The comparisons between 1970s Blaxploitation films and the hood films of the 1990s are not a stretch, especially when thinking about New Jack City. Named after screenwriter Barry Michael Cooper’s 1987 Village Voice article “Kids Killing Kids: New Jack City Eats Its Young”, New Jack City is a gripping drama looking at the crack epidemic in New York City. Directed by Mario Van Peebles, son of film producer Melvin Van Peebles, notably known for Sweet Sweetback’s Baadasssss (1971), New Jack City pulls from 1970s Black film and music aesthetics to update the Blaxploitation narrative for a late 20th-century audience. The film focuses on the illegal empire and destruction of drug dealer Nino Brown, played by Wesley Snipes, and his crew, the Cash Money Brothers (C.M.B.) — no Birdman or Weezy… yet.
Enter rapper Ice-T as Scotty Appleton, an undercover cop with an agenda. After numerous failed attempts to infiltrate the Carter, C.M.B.’s headquarters, Scotty and his partner Nick (played by Judd Nelson) recruit recovering crack addict Pookie — a jarring and memorable performance by Chris Rock — to work undercover for them. Perhaps Ice T’s saving grace is that Scotty Appleton is much more gangsta than his name lets on. Scotty is portrayed to be much keener to street life than a “traditional” cop. Street savvy and grit help Scotty infiltrate Nino Brown’s inner circle and C.M.B.’s inner workings.
Ice-T’s portrayal of a cop is undeniably ironic, considering his admitted criminal background and apparent disdain for the law. And then there’s his punk rap band Body Count’s highly controversial and stigmatized “Cop Killer”, recorded in 1990 before T’s acting debut. But it is Ice-T’s controversial image and notoriety as a gangsta rapper, however, that breathes life into Scotty Appleton’s character and gives him that street credibility needed to make his character believable. Ice-T dangerously treads between performance and his own lived experiences, unorthodoxly portraying Scotty to teeter between his civic obligations and his vendetta.

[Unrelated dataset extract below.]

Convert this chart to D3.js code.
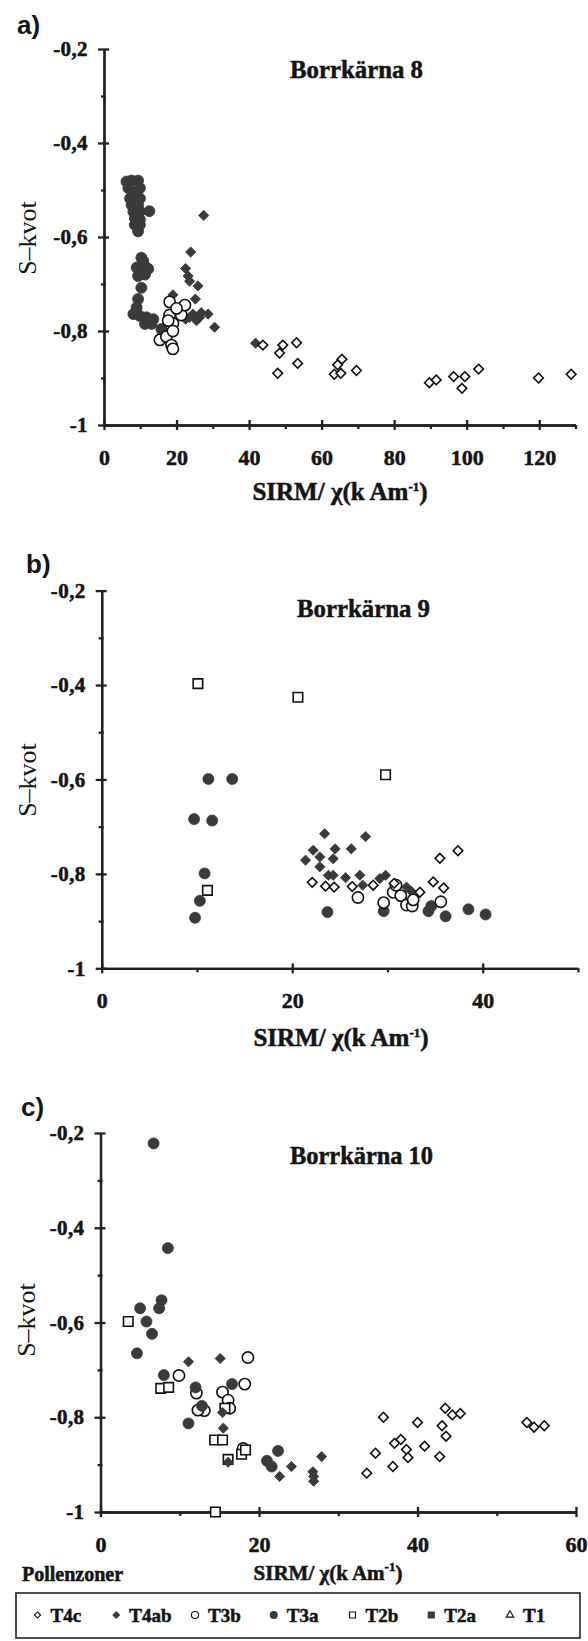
<!DOCTYPE html>
<html>
<head>
<meta charset="utf-8">
<script src="https://cdn.jsdelivr.net/npm/d3@7"></script>
<style>
body { margin: 0; background: #fff; }
svg text { font-family: "Liberation Serif", "Times New Roman", serif; fill: #151515; }
</style>
</head>
<body>
<div class="chart_frame"></div>
<script>
// pollen zones, in legend order
var zones = ["T4c", "T4ab", "T3b", "T3a", "T2b", "T2a", "T1"];

// y axis (S-kvot)
var yMajor = [-1, -0.8, -0.6, -0.4, -0.2],
    yMinor = [-0.9, -0.7, -0.5, -0.3];

// Borrkärna 8
var a_xMajor = [0, 20, 40, 60, 80, 100, 120],
    a_xMinor = [10, 30, 50, 70, 90, 110, 130];
var a_T4c = [[43.8,-0.830],[49.3,-0.830],[48.4,-0.847],[53.1,-0.825],[53.4,-0.869],[47.9,-0.890],
    [65.6,-0.860],[64.4,-0.872],[63.5,-0.892],[65.3,-0.890],[69.6,-0.884],[89.7,-0.910],[91.6,-0.904],
    [96.4,-0.897],[99.5,-0.897],[98.7,-0.922],[103.3,-0.881],[119.8,-0.900],[128.8,-0.892]];
var a_T4ab = [[27.5,-0.554],[23.9,-0.632],[22.5,-0.667],[23.2,-0.683],[23.6,-0.694],[25.9,-0.704],
    [25.2,-0.732],[19.0,-0.723],[26.8,-0.761],[28.7,-0.764],[30.5,-0.792],[23.6,-0.771],[25.5,-0.778],
    [24.5,-0.764],[26.4,-0.771],[22.5,-0.775],[41.8,-0.826]];
var a_T3a = [[6.2,-0.482],[7.6,-0.480],[9.4,-0.480],[6.7,-0.496],[8.1,-0.505],[9.9,-0.496],[7.2,-0.518],
    [9.0,-0.511],[9.9,-0.518],[7.6,-0.532],[9.4,-0.532],[8.1,-0.546],[9.9,-0.546],[8.5,-0.560],[9.9,-0.563],
    [8.5,-0.574],[9.9,-0.574],[9.4,-0.588],[12.5,-0.545],[10.3,-0.644],[10.8,-0.651],[11.7,-0.665],
    [9.0,-0.665],[12.2,-0.668],[9.4,-0.683],[11.3,-0.680],[10.3,-0.708],[9.4,-0.732],[9.0,-0.750],
    [8.1,-0.764],[9.9,-0.768],[11.7,-0.771],[13.6,-0.775],[13.1,-0.785],[11.3,-0.785],[15.8,-0.796],
    [16.3,-0.806]];
var a_T3b = [[15.4,-0.819],[17.2,-0.812],[18.1,-0.738],[18.1,-0.766],[21.3,-0.766],[22.3,-0.745],
    [19.0,-0.784],[19.0,-0.800],[18.6,-0.830],[19.0,-0.838],[17.7,-0.778],[20.0,-0.752]];

// Borrkärna 9
var b_xMajor = [0, 20, 40],
    b_xMinor = [10, 30, 50];
var b_T4c = [[22.1,-0.818],[23.5,-0.826],[24.4,-0.828],[26.3,-0.827],[28.5,-0.824],[30.7,-0.820],
    [33.4,-0.839],[34.8,-0.817],[35.9,-0.830],[35.5,-0.767],[37.4,-0.751]];
var b_T4ab = [[23.4,-0.715],[27.7,-0.721],[21.4,-0.771],[22.2,-0.750],[22.9,-0.764],[24.5,-0.747],
    [24.3,-0.768],[26.2,-0.747],[22.9,-0.785],[23.8,-0.803],[24.3,-0.803],[25.6,-0.808],[27.1,-0.803],
    [29.2,-0.810],[29.8,-0.803],[27.4,-0.824],[32.0,-0.828],[32.5,-0.837]];
var b_T3a = [[11.2,-0.599],[13.7,-0.599],[9.7,-0.684],[11.6,-0.687],[10.8,-0.799],[10.3,-0.857],
    [9.8,-0.893],[23.7,-0.881],[29.6,-0.879],[34.3,-0.879],[34.6,-0.868],[36.1,-0.890],[38.5,-0.875],
    [40.3,-0.886]];
var b_T3b = [[26.9,-0.850],[29.6,-0.861],[30.6,-0.839],[31.4,-0.846],[32.0,-0.866],[32.6,-0.868],
    [32.7,-0.855],[35.6,-0.859],[30.9,-0.824]];
var b_T2b = [[10.1,-0.397],[20.6,-0.426],[29.8,-0.590],[11.1,-0.835]];

// Borrkärna 10
var c_xMajor = [0, 20, 40, 60],
    c_xMinor = [10, 30, 50];
var c_T4c = [[35.7,-0.800],[40.0,-0.811],[43.5,-0.781],[44.4,-0.795],[45.4,-0.792],[43.1,-0.818],
    [43.6,-0.840],[42.8,-0.883],[40.9,-0.861],[37.9,-0.847],[37.1,-0.855],[38.6,-0.868],[38.8,-0.885],
    [36.9,-0.904],[34.7,-0.876],[33.6,-0.918],[53.8,-0.811],[54.7,-0.821],[56.0,-0.818]];
var c_T4ab = [[11.1,-0.683],[15.1,-0.676],[15.4,-0.790],[15.5,-0.823],[16.1,-0.895],[22.6,-0.925],
    [24.1,-0.904],[27.9,-0.883],[26.8,-0.915],[26.9,-0.925],[26.9,-0.935]];
var c_T3b = [[9.9,-0.712],[12.1,-0.749],[13.1,-0.786],[12.3,-0.785],[18.6,-0.674],[18.2,-0.730],
    [15.4,-0.747],[16.1,-0.764],[16.3,-0.781],[18.0,-0.866]];
var c_T3a = [[6.7,-0.222],[8.5,-0.443],[5.0,-0.570],[5.8,-0.598],[6.5,-0.624],[4.6,-0.665],[7.7,-0.553],
    [7.4,-0.570],[8.0,-0.711],[12.0,-0.737],[12.8,-0.776],[11.1,-0.813],[16.6,-0.730],[22.4,-0.871],
    [21.0,-0.892],[21.6,-0.904]];
var c_T2b = [[3.5,-0.598],[7.6,-0.739],[8.6,-0.737],[15.7,-0.781],[14.4,-0.848],[15.4,-0.848],
    [16.1,-0.889],[17.8,-0.878],[18.3,-0.869],[14.5,-1.0]];


var dark = "#3a3a3a", ink = "#111";

// marker look per zone
var marker = {
    'T4c':  {type: d3.symbolSquare,   rot: 45, fill: false, size: 46},
    'T4ab': {type: d3.symbolSquare,   rot: 45, fill: true,  size: 52},
    'T3b':  {type: d3.symbolCircle,   rot: 0,  fill: false, size: 100},
    'T3a':  {type: d3.symbolCircle,   rot: 0,  fill: true,  size: 95},
    'T2b':  {type: d3.symbolSquare,   rot: 0,  fill: false, size: 90},
    'T2a':  {type: d3.symbolSquare,   rot: 0,  fill: true,  size: 90},
    'T1':   {type: d3.symbolTriangle, rot: 0,  fill: false, size: 60}
};

var svg = d3.select('.chart_frame').append('svg')
    .attr('width', 588)
    .attr('height', 1641);

function y_fmt(v) {
    if (v == -1) return '-1';
    return d3.format('.1f')(v).replace('.', ',').replace('\u2212', '-');
}

// scanned print is heavy: thicken glyphs a little
function heavy(sel, size) {
    sel.style('font-family', '"Liberation Serif", serif')
        .attr('font-weight', 'bold')
        .attr('font-size', size)
        .attr('fill', ink)
        .attr('stroke', ink)
        .attr('stroke-width', 0.5);
}

function add_marks(g, pts, zone, x, y) {
    var m = marker[zone];
    var sym = d3.symbol().type(m.type).size(m.size);
    g.append('g').attr('class', 'zone_' + zone)
        .selectAll('path')
        .data(pts)
        .enter().append('path')
        .attr('d', sym)
        .attr('transform', function(d) {
            return 'translate(' + x(d[0]) + ',' + y(d[1]) + ') rotate(' + m.rot + ')';
        })
        .attr('fill', m.fill ? dark : '#fff')
        .attr('stroke', m.fill ? dark : '#111')
        .attr('stroke-width', m.fill ? 0.8 : 1.6);
}

function plot_panel(p) {
    var x = d3.scaleLinear().domain([0, p.xMax]).range([p.left, p.right]),
        y = d3.scaleLinear().domain([-1, -0.2]).range([p.bottom, p.top]);

    var g = svg.append('g').attr('class', 'panel');

    // panel letter and title
    g.append('text')
        .attr('x', p.letter[1]).attr('y', p.letter[2])
        .style('font-family', '"Liberation Sans", Arial, sans-serif')
        .attr('font-weight', 'bold').attr('font-size', 26)
        .text(p.letter[0]);
    g.append('text')
        .attr('x', p.title[1]).attr('y', p.title[2])
        .attr('textLength', p.title[3]).attr('lengthAdjust', 'spacingAndGlyphs')
        .text(p.title[0])
        .call(heavy, 25);

    // y axis, minor and major ticks in their own groups
    var yMinorG = g.append('g').attr('transform', 'translate(' + p.left + ',0)')
        .call(d3.axisLeft(y).tickValues(yMinor).tickSize(3).tickSizeOuter(0).tickFormat(''));
    yMinorG.selectAll('.tick line').attr('x1', 2);
    var ya = g.append('g').attr('transform', 'translate(' + p.left + ',0)')
        .call(d3.axisLeft(y).tickValues(yMajor).tickSize(6).tickSizeOuter(0).tickPadding(10).tickFormat(y_fmt));
    ya.selectAll('.tick line').attr('x1', 5);
    ya.selectAll('text').call(heavy, 21).attr('letter-spacing', 0.4);

    // x axis
    var xMinorG = g.append('g').attr('transform', 'translate(0,' + p.bottom + ')')
        .call(d3.axisBottom(x).tickValues(p.xMinor).tickSize(4).tickSizeOuter(0).tickFormat(''));
    var xa = g.append('g').attr('transform', 'translate(0,' + p.bottom + ')')
        .call(d3.axisBottom(x).tickValues(p.xMajor).tickSize(5).tickSizeOuter(0).tickPadding(19).tickFormat(d3.format('d')));
    xa.selectAll('.tick line').attr('y1', -5);
    xa.selectAll('text').call(heavy, 22);

    g.selectAll('.domain, .tick line').attr('stroke', '#222').attr('stroke-width', 2.3);

    // axis titles
    g.append('text')
        .attr('transform', 'translate(' + p.yLabel[0] + ',' + p.yLabel[1] + ') rotate(-90)')
        .attr('text-anchor', 'middle')
        .attr('font-size', 26)
        .text('S\u2013kvot');
    var xl = g.append('text')
        .attr('x', p.xLabel[0]).attr('y', p.xLabel[1])
        .attr('text-anchor', 'middle')
        .call(heavy, p.xLabel[2]);
    xl.append('tspan').text('SIRM/ \u03c7(k Am');
    xl.append('tspan').attr('dy', -9).attr('font-size', 13).text('-1');
    xl.append('tspan').attr('dy', 9).text(')');

    // data
    var marks = g.append('g').attr('class', 'marks');
    p.series.forEach(function(s) {
        add_marks(marks, s[1], s[0], x, y);
    });
}

plot_panel({
    letter: ['a)', 17, 34], title: ['Borrkärna 8', 290, 78, 133],
    left: 104, right: 575.5, top: 49, bottom: 425, xMax: 130,
    xMajor: a_xMajor, xMinor: a_xMinor,
    yLabel: [36, 238], xLabel: [340, 500, 25],
    series: [['T3a', a_T3a], ['T4ab', a_T4ab], ['T3b', a_T3b], ['T4c', a_T4c]]
});

plot_panel({
    letter: ['b)', 26, 573], title: ['Borrkärna 9', 297, 617, 133],
    left: 101.7, right: 578, top: 590.6, bottom: 968.3, xMax: 50,
    xMajor: b_xMajor, xMinor: b_xMinor,
    yLabel: [36, 780], xLabel: [341, 1046, 25],
    series: [['T3a', b_T3a], ['T4ab', b_T4ab], ['T3b', b_T3b], ['T4c', b_T4c], ['T2b', b_T2b]]
});

plot_panel({
    letter: ['c)', 21, 1116], title: ['Borrkärna 10', 290, 1164, 143],
    left: 100.5, right: 576, top: 1133, bottom: 1512, xMax: 60,
    xMajor: c_xMajor, xMinor: c_xMinor,
    yLabel: [35, 1320], xLabel: [328, 1580, 21],
    series: [['T3b', c_T3b], ['T2b', c_T2b], ['T3a', c_T3a], ['T4ab', c_T4ab], ['T4c', c_T4c]]
});

// legend
svg.append('text')
    .attr('x', 22).attr('y', 1581)
    .text('Pollenzoner')
    .call(heavy, 20);
svg.append('rect')
    .attr('x', 16).attr('y', 1593)
    .attr('width', 564).attr('height', 45)
    .attr('fill', 'none').attr('stroke', '#222').attr('stroke-width', 1.6);

var lx = d3.scaleLinear().domain([0, zones.length - 1]).range([37.5, 510]);
var legend = svg.append('g').attr('class', 'legend');
zones.forEach(function(z, i) {
    var m = marker[z];
    legend.append('path')
        .attr('d', d3.symbol().type(m.type).size(m.size * 0.4))
        .attr('transform', 'translate(' + lx(i) + ',1615) rotate(' + m.rot + ')')
        .attr('fill', m.fill ? dark : '#fff')
        .attr('stroke', m.fill ? dark : '#111')
        .attr('stroke-width', 1.1);
    legend.append('text')
        .attr('x', lx(i) + 13).attr('y', 1622)
        .text(z)
        .call(heavy, 19);
});
</script>
</body>
</html>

This battle between morality and vengeance signifies Nino and Scotty’s relationship throughout the film. If the situation suits it, Scotty leans on morality to advance his vendetta. To save his cover and get closer to Nino, for example, Scotty dimes out C.M.B. member Gee Money (Alan Payne) for his side drug operation. But it is the tense scene of Nino telling Scotty about his first murder, however, that illuminates Scotty’s inner struggle. The woman’s death holds considerable meaning to both men. As Nino nonchalantly talks about the murder of the young woman — in his mind, a random stranger with no emotional attachment — Scotty struggles to maintain his composure and match Nino’s coolness: The dead woman is Scotty’s mother. When Scotty asks Nino if it was a personal attack or if he had any remorse, Nino coolly answers, “It’s never personal. It’s always business.”

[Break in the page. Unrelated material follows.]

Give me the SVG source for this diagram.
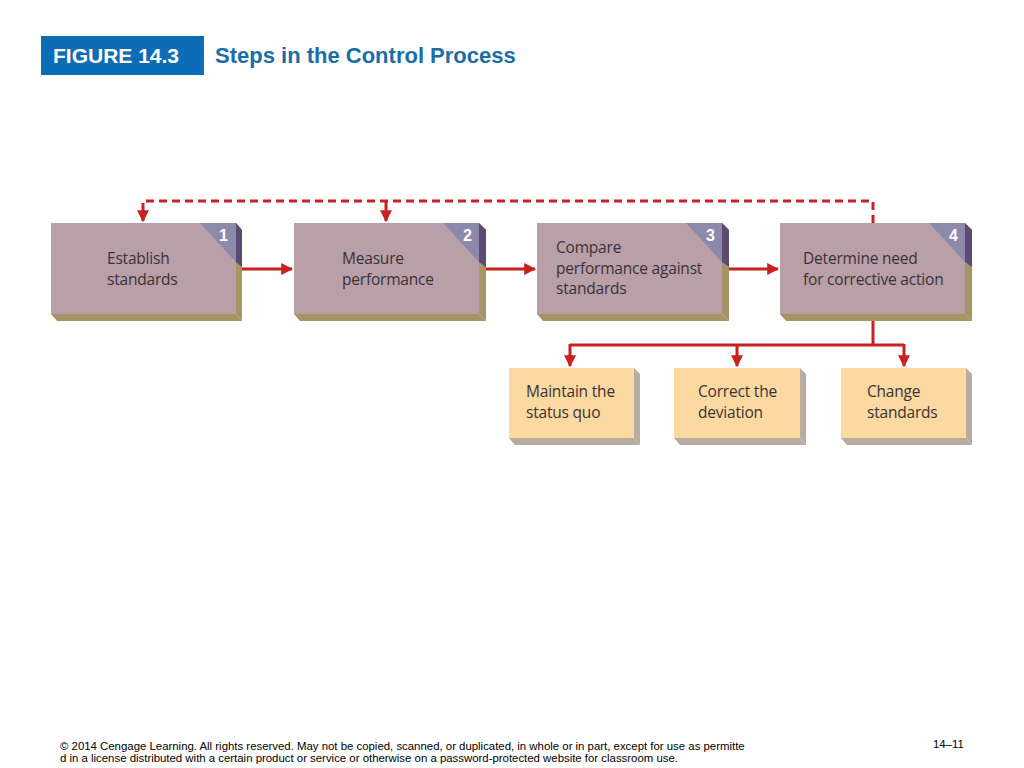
<svg xmlns="http://www.w3.org/2000/svg" width="1024" height="768" viewBox="0 0 1024 768">
<defs>
<style>
.face{fill:#b89fa8}
.side{fill:#a69466}
.sidet{fill:#5b4b72}
.bot{fill:#a69466}
.tri{fill:#8d89aa}
.num{font:bold 16px "Liberation Sans",sans-serif;fill:#fff}
.t{font:15.5px "Open Sans","Noto Sans",sans-serif;fill:#3b3236;letter-spacing:-0.2px}
.oface{fill:#fcd9a0}
.oside{fill:#b8aba0}
.c{stroke:#c8211f;stroke-width:3;fill:none}
.f{font:11.4px "Liberation Sans",sans-serif;fill:#000}
</style>
<marker id="a" viewBox="0 0 10 10" refX="9" refY="5" markerWidth="4" markerHeight="4" orient="auto"><path d="M0,0L10,5L0,10z" fill="#c8211f"/></marker>
</defs>
<rect width="1024" height="768" fill="#fff"/>
<rect x="41" y="36" width="163" height="39" fill="#0c6cb6"/>
<text x="53" y="63" style="font:bold 21px 'Liberation Sans',sans-serif;fill:#fff">FIGURE 14.3</text>
<text x="215" y="63" style="font:bold 22px 'Liberation Sans',sans-serif;fill:#1a6ea8">Steps in the Control Process</text>

<g id="n1">
<polygon class="bot" points="51,314 236,314 242,321 57,321"/>
<polygon class="side" points="236,223 242,230 242,321 236,314"/>
<polygon class="sidet" points="236,223 242,230 242,267 236,262"/>
<rect class="face" x="51" y="223" width="185" height="91"/>
<polygon class="tri" points="200,223 236,223 236,262"/>
<text class="num" x="219" y="241">1</text>
<text class="t" x="107" y="264">Establish</text><text class="t" x="107" y="285">standards</text>
</g>
<g id="n2">
<polygon class="bot" points="294,314 479,314 486,321 300,321"/>
<polygon class="side" points="479,223 486,230 486,321 479,314"/>
<polygon class="sidet" points="479,223 486,230 486,267 479,262"/>
<rect class="face" x="294" y="223" width="185" height="91"/>
<polygon class="tri" points="443,223 479,223 479,262"/>
<text class="num" x="463" y="241">2</text>
<text class="t" x="342" y="264">Measure</text><text class="t" x="342" y="285">performance</text>
</g>
<g id="n3">
<polygon class="bot" points="537,314 722,314 729,321 543,321"/>
<polygon class="side" points="722,223 729,230 729,321 722,314"/>
<polygon class="sidet" points="722,223 729,230 729,267 722,262"/>
<rect class="face" x="537" y="223" width="185" height="91"/>
<polygon class="tri" points="686,223 722,223 722,262"/>
<text class="num" x="706" y="241">3</text>
<text class="t" x="556" y="253">Compare</text><text class="t" x="556" y="274">performance against</text><text class="t" x="556" y="294">standards</text>
</g>
<g id="n4">
<polygon class="bot" points="780,314 965,314 972,321 786,321"/>
<polygon class="side" points="965,223 972,230 972,321 965,314"/>
<polygon class="sidet" points="965,223 972,230 972,267 965,262"/>
<rect class="face" x="780" y="223" width="185" height="91"/>
<polygon class="tri" points="929,223 965,223 965,262"/>
<text class="num" x="949" y="241">4</text>
<text class="t" x="803" y="264">Determine need</text><text class="t" x="803" y="285">for corrective action</text>
</g>
<g id="o1">
<polygon class="oside" points="509,438 634,438 640,445 515,445 "/>
<polygon class="oside" points="634,368 640,374 640,445 634,438"/>
<rect class="oface" x="509" y="368" width="125" height="70"/>
<text class="t" x="526" y="397">Maintain the</text><text class="t" x="526" y="418">status quo</text>
</g>
<g id="o2">
<polygon class="oside" points="674,438 800,438 806,445 680,445"/>
<polygon class="oside" points="800,368 806,374 806,445 800,438"/>
<rect class="oface" x="674" y="368" width="126" height="70"/>
<text class="t" x="698" y="397">Correct the</text><text class="t" x="698" y="418">deviation</text>
</g>
<g id="o3">
<polygon class="oside" points="841,438 966,438 972,445 847,445"/>
<polygon class="oside" points="966,368 972,374 972,445 966,438"/>
<rect class="oface" x="841" y="368" width="125" height="70"/>
<text class="t" x="867" y="397">Change</text><text class="t" x="867" y="418">standards</text>
</g>
<g id="connectors">
<path class="c" d="M242,269H292" marker-end="url(#a)"/>
<path class="c" d="M486,269H535" marker-end="url(#a)"/>
<path class="c" d="M729,269H778" marker-end="url(#a)"/>
<path class="c" d="M873,223V201H143V221" stroke-dasharray="8,5" marker-end="url(#a)"/>
<path class="c" d="M386,201V221" marker-end="url(#a)"/>
<path class="c" d="M873,321V345"/>
<path class="c" d="M570,345H904"/>
<path class="c" d="M570,344V366" marker-end="url(#a)"/>
<path class="c" d="M737,344V366" marker-end="url(#a)"/>
<path class="c" d="M904,344V366" marker-end="url(#a)"/>
</g>
<text x="60" y="750" class="f">© 2014 Cengage Learning. All rights reserved. May not be copied, scanned, or duplicated, in whole or in part, except for use as permitte</text>
<text x="60" y="762" class="f">d in a license distributed with a certain product or service or otherwise on a password-protected website for classroom use.</text>
<text x="933" y="748" class="f">14–11</text>
</svg>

Scotty’s rage stews until the climactic scene of Nino’s arrest when Scotty beats him mercilessly and attempts to shoot him. His response — “This ain’t business, bitch! This is personal” — signals Scotty’s desires to resort to the street — get and get got — and take justice into his own hands. His violent reproach also alludes to the vigilantism popular in Blaxploitation films, in which “white man’s justice” is still an injustice. Scotty, however, is persuaded by his partner to let Nino stand trial, a tug at his morality as a cop. Ultimately, Nino is murdered on the court steps by one of the frustrated citizens who lived in the Carter projects. Indeed, street justice wins out, and the movie ends.
Aside from the new ground the film tills, the New Jack City soundtrack also ushers in a new era or urban Black sound: “New Jack Swing” was a hybrid of gritty “street” instrumentals and R&B. Arguably, the primary architect of the New Jack Swing sound, producer Teddy Riley of Guy and later Blackstreet fame arranged New Jack City‘s soundtrack. Like its movie counterpart, the soundtrack blends defined spaces of Black sound and performance to create a unique, upbeat sonic backdrop to the 1990s urban life and drama. While R&B and rap collaborations are considered the norm today, New Jack City‘s collaborations were considered experimental and fresh.
“For the Love of Money/Living for the City” performed by R&B groups Troop, Levert, and (at the time) rapper Queen Latifah sampled two well known social commentary songs to describe the “new” urban landscape; the O’Jays “For the Love of Money” — Levert member Gerald is the son of O’Jays member Eddie Levert — and Stevie Wonder’s “Living for the City” spoke to the ills and pitfalls of city life of the 1970s. By sampling these songs, both agency and artistic merit are “remixed” to speak to a more contemporary audience. The song plays on the culturally identifiable Blackness of the sampled songs’ content as well as the familiarity of the instrumental sound. Other songs like newbie Color Me Badd’s “I Wanna Sex You Up”, Christopher Williams’ “I’m Dreamin'”, 2Live Crew’s “In the Dust”, and Ice-T’s “New Jack Hustler” cover the gamut of not only themes from the movie, but understandings of urban street culture at that moment: explicit sexuality, hustling, violence, and early death.
New Jack City and, specifically, Scotty Appleton break ground for future undercover cop dramas in Black cinema, such as Deep Cover, In Too Deep (the reason I still cringe when I see a pool stick), and Brooklyn’s Finest. Ironically, this type of undercover cop’s lived (read: street) experience is necessary to infiltrate what is otherwise deemed an impenetrable Black space. The balancing act of Blackness, manhood, and morality signified by their careers in law enforcement (considered a traditionally white space) often collapses, if not blurs, boundaries between actuality and performed existence. But the performance of the Black male thug trope — performance doubly meaning the actor and his undercover operation — sustains inherently pathological and restricting spaces of identity and discourse that Black men often cannot escape and at times are forced to maintain relevance and visibility.